Gandhi's autobiography was serialised in the Navjeevan from 1925 to 1928. It was written by Gandhi at Swami Anand's insistence and an English translation of these chapters appeared in installments in the Young India as well. Later, The Bhagavad Gita According to Gandhi was published based on the talks Gandhi gave at the Satyagraha Ashram in Ahmedabad in 1926. Swami Anand played a role in inspiring Gandhi to write this work as well.

He was Vallabhai Patel's secretary during the Bardoli Satyagraha of 1928. In 1930, he was again jailed for three years for participating in Salt Satyagraha at Vile Parle in Bombay. When he was released in 1933, he focused on the upliftment of the tribals and the underprivileged. He also founded the Ashrams in Bordi in Gujarat in 1931 followed by in Thane, Kausani and Kosbad. He had also participated in relief work of the 1934 earthquake in north India and in the 1942 Quit India movement. Following Partition in 1947, he worked amongst the refugees from Sialkot and Hardwar.

=== Later life ===
After Independence, Swami Anand took an interest in agriculture and agrarian issues. He was concerned about agricultural productivity and livelihoods, but had deep respect for the practical wisdom of small farmers. He was inspired by George Washington Carver and Robert Oppenheimer, whose biography he wrote. From 1957 to 1976, he made the Kosbad Agricultural Institute at Dahanu, near Bombay, his home. He died on 25 January 1976 at 2:15 am in Bombay following heart attack.

== Literary career ==
Swami Anand was a polyglot, proficient in Gujarati, Marathi, Sanskrit, Hindi, Urdu and English. He was acquainted with the classical and folk traditions of the Gujarati, Marathi and Sanskrit languages and was influenced by the works of Ralph Waldo Emerson, Max Muller, Walt Whitman, Sri Aurobindo and Swami Vivekananda. Besides fiction, Swami Anand also wrote on issues of science, religion and society. He had written memoirs, biographies, philosophies, travelogues and translations. Many of his works were published posthumously.

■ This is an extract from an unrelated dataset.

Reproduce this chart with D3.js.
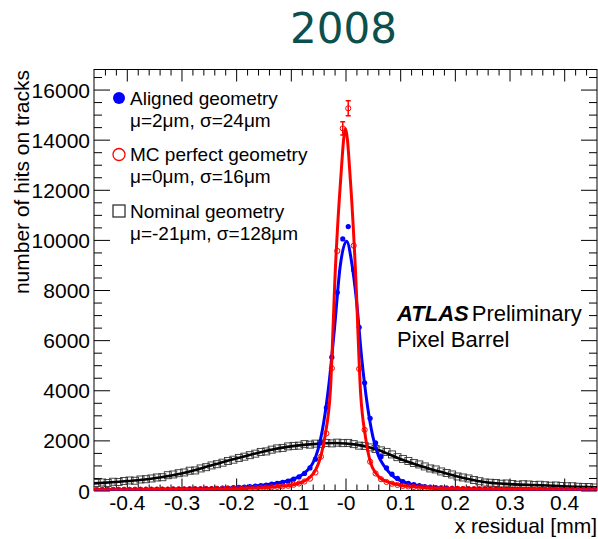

He has written several character sketches, biographical reflections and biographies of his friends and associates including Gandhijina Sansmarano (1963), Bhagwan Buddha (1964, co-written), Kulkathao (1966), Dharatinu Lun (1969), Motne Hamfavnara (1969), Santona Anuj (1971), Naghrol (1975), Santono Falo (1978). Kulkathao, a series of pen portraits of people from the Bhatia caste, won him the Sahitya Akademi Award in 1969, but, he refused to accept the award due to his vow not to accept any monetary benefits for his writings. Gujarati writer and translator Mulshankar Bhatt has collected his best of the character sketches and published as Dharati Ni Arati (1977). In it, he has sketched the character of those people who had created a deep impression in his life. Some of the popular characters from it are Dhanima, Mahadev Desai, Vamandada and Dr. Mayadas.

His philosophical essay collections include Isunu Balidan (1922), Ishopnishad, Ishubhagwat (1977), Lokgeeta, Navla Darshan Ane Bija Lekho (1968), Manavtana Veri (1966), Anant Kala (1967), Atamna Mool (1967), Sarvoday Vicharana (co-written). His Anant Kala is a meditation on nature and spirituality, while his writing also covers the Upanishads and the Sarvodaya Movement extensively. These essays share views on religion and society based on the concept of Sarva Dharma Sama Bhava which he had embraced.

He also produced travelogues based on his travels in the Himalayas which were published in Prasthan magazine between 1954 and 1960 and posthumously published in Uttarapathni Yatra and Baraf Raste Badrinath (1980). His translation of Sven Hedin's travel writing as Asiana Bhraman Ane Sanshodhan in Gujarati, was also published posthumously in 1979.

Bachpanna Bar Varsh (1982) is his incomplete autobiographical work. Juni Moodi (1980) is a collection of proverbs and idioms.

Some of his other works include Ambavadiyun and Amaratvel and a compilation of correspondence between him and Gandhi's colleagues are contained in the Ugamani Dishano Ujas and Dhodhamar, all edited by Dinkar Joshi.